# [Code that draws figures]
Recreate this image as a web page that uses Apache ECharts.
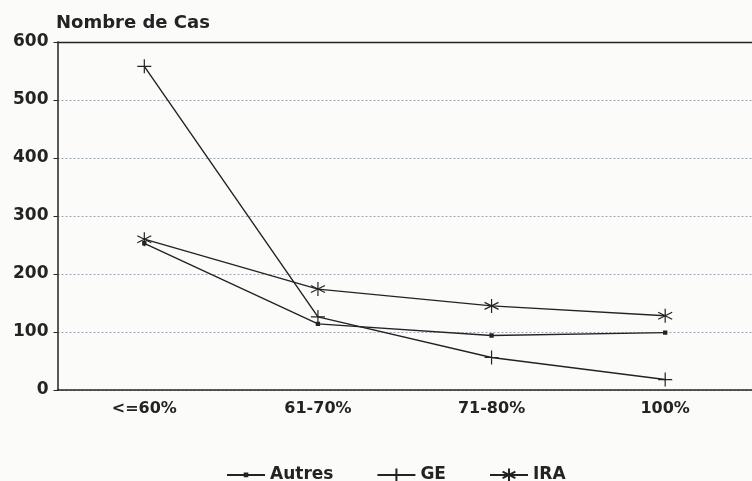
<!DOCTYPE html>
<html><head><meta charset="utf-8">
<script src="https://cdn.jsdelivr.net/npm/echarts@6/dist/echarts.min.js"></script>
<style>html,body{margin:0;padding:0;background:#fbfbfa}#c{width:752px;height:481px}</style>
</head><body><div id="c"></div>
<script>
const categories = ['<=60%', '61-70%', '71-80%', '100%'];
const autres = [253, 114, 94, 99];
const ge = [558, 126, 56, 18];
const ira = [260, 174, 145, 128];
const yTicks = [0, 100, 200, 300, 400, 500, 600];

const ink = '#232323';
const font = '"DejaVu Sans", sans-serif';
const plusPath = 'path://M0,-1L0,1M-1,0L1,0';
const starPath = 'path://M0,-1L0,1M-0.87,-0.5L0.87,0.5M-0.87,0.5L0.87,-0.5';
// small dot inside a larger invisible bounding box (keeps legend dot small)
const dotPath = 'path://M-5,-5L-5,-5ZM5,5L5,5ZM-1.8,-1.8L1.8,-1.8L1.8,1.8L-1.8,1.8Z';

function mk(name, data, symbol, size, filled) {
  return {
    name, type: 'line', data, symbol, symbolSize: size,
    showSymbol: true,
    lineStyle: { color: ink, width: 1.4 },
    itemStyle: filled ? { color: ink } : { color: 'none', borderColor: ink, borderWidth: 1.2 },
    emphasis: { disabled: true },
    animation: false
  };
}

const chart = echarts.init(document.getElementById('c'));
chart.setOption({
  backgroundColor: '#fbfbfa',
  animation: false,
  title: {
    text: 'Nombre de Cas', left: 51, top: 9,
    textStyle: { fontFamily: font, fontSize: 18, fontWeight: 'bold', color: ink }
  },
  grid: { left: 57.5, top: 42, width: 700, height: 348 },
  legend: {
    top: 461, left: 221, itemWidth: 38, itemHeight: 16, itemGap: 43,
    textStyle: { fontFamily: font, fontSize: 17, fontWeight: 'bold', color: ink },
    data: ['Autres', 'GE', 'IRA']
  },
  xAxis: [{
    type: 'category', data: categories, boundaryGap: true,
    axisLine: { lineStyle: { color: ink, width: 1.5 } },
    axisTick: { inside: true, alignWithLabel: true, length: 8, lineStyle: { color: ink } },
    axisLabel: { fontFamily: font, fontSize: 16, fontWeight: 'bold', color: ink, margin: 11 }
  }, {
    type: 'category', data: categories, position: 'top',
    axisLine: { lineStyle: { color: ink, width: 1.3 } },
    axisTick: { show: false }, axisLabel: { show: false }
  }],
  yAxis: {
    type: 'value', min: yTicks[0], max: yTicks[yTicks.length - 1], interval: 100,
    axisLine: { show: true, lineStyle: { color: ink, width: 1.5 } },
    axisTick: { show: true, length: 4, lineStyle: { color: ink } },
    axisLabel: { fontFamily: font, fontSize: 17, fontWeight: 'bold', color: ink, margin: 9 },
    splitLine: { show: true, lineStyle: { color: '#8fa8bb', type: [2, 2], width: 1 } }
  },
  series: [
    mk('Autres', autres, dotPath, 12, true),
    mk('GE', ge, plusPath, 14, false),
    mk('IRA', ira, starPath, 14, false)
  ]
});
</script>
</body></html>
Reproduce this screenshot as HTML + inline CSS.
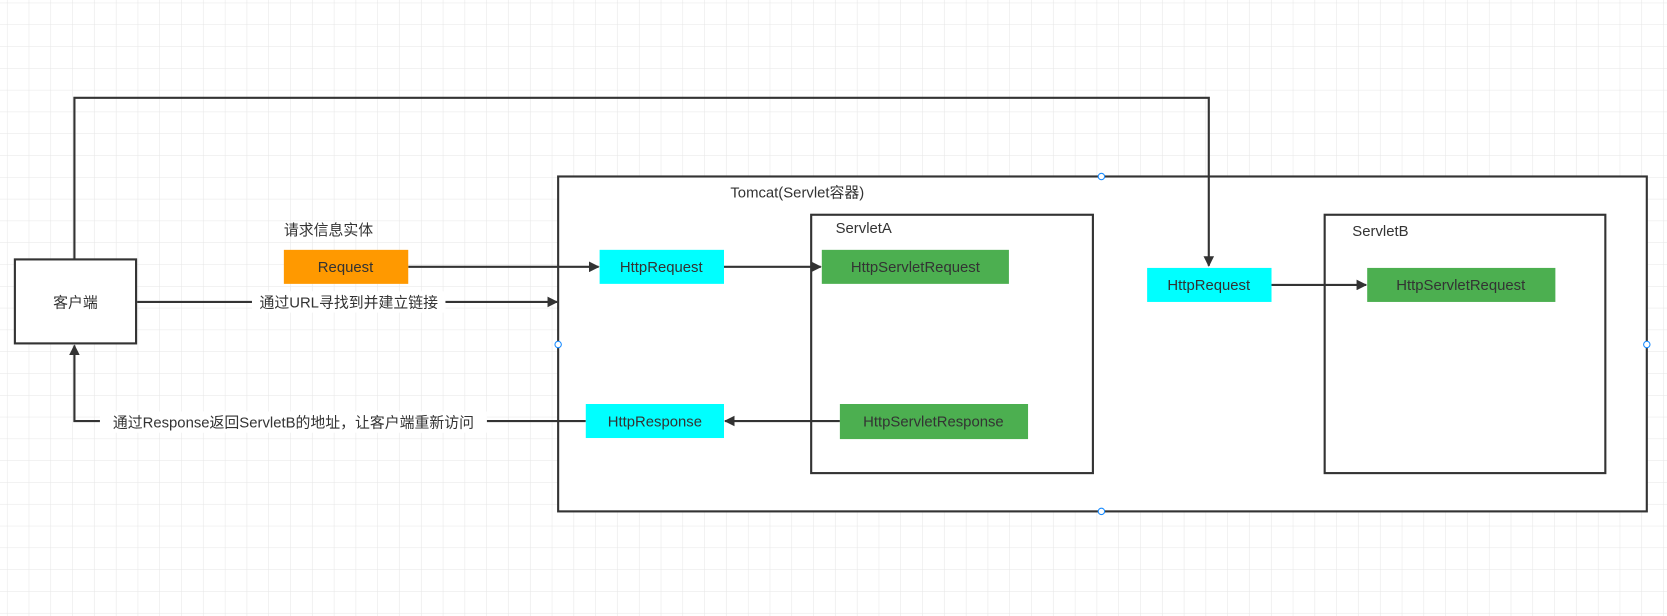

# [Prompt]
Transcribe the records above verbatim. Do not carry over any picture.

# [Exercise answer]
Recreate this image as a web page that uses Apache ECharts.
<!DOCTYPE html>
<html><head><meta charset="utf-8">
<script src="https://cdn.jsdelivr.net/npm/echarts@6/dist/echarts.min.js"></script>
<style>html,body{margin:0;padding:0;background:#fbfbfa}#c{width:752px;height:481px}</style>
</head><body><div id="c"></div>
<script>
const categories = ['<=60%', '61-70%', '71-80%', '100%'];
const autres = [253, 114, 94, 99];
const ge = [558, 126, 56, 18];
const ira = [260, 174, 145, 128];
const yTicks = [0, 100, 200, 300, 400, 500, 600];

const ink = '#232323';
const font = '"DejaVu Sans", sans-serif';
const plusPath = 'path://M0,-1L0,1M-1,0L1,0';
const starPath = 'path://M0,-1L0,1M-0.87,-0.5L0.87,0.5M-0.87,0.5L0.87,-0.5';
// small dot inside a larger invisible bounding box (keeps legend dot small)
const dotPath = 'path://M-5,-5L-5,-5ZM5,5L5,5ZM-1.8,-1.8L1.8,-1.8L1.8,1.8L-1.8,1.8Z';

function mk(name, data, symbol, size, filled) {
  return {
    name, type: 'line', data, symbol, symbolSize: size,
    showSymbol: true,
    lineStyle: { color: ink, width: 1.4 },
    itemStyle: filled ? { color: ink } : { color: 'none', borderColor: ink, borderWidth: 1.2 },
    emphasis: { disabled: true },
    animation: false
  };
}

const chart = echarts.init(document.getElementById('c'));
chart.setOption({
  backgroundColor: '#fbfbfa',
  animation: false,
  title: {
    text: 'Nombre de Cas', left: 51, top: 9,
    textStyle: { fontFamily: font, fontSize: 18, fontWeight: 'bold', color: ink }
  },
  grid: { left: 57.5, top: 42, width: 700, height: 348 },
  legend: {
    top: 461, left: 221, itemWidth: 38, itemHeight: 16, itemGap: 43,
    textStyle: { fontFamily: font, fontSize: 17, fontWeight: 'bold', color: ink },
    data: ['Autres', 'GE', 'IRA']
  },
  xAxis: [{
    type: 'category', data: categories, boundaryGap: true,
    axisLine: { lineStyle: { color: ink, width: 1.5 } },
    axisTick: { inside: true, alignWithLabel: true, length: 8, lineStyle: { color: ink } },
    axisLabel: { fontFamily: font, fontSize: 16, fontWeight: 'bold', color: ink, margin: 11 }
  }, {
    type: 'category', data: categories, position: 'top',
    axisLine: { lineStyle: { color: ink, width: 1.3 } },
    axisTick: { show: false }, axisLabel: { show: false }
  }],
  yAxis: {
    type: 'value', min: yTicks[0], max: yTicks[yTicks.length - 1], interval: 100,
    axisLine: { show: true, lineStyle: { color: ink, width: 1.5 } },
    axisTick: { show: true, length: 4, lineStyle: { color: ink } },
    axisLabel: { fontFamily: font, fontSize: 17, fontWeight: 'bold', color: ink, margin: 9 },
    splitLine: { show: true, lineStyle: { color: '#8fa8bb', type: [2, 2], width: 1 } }
  },
  series: [
    mk('Autres', autres, dotPath, 12, true),
    mk('GE', ge, plusPath, 14, false),
    mk('IRA', ira, starPath, 14, false)
  ]
});
</script>
</body></html>
Reproduce this screenshot as HTML + inline CSS.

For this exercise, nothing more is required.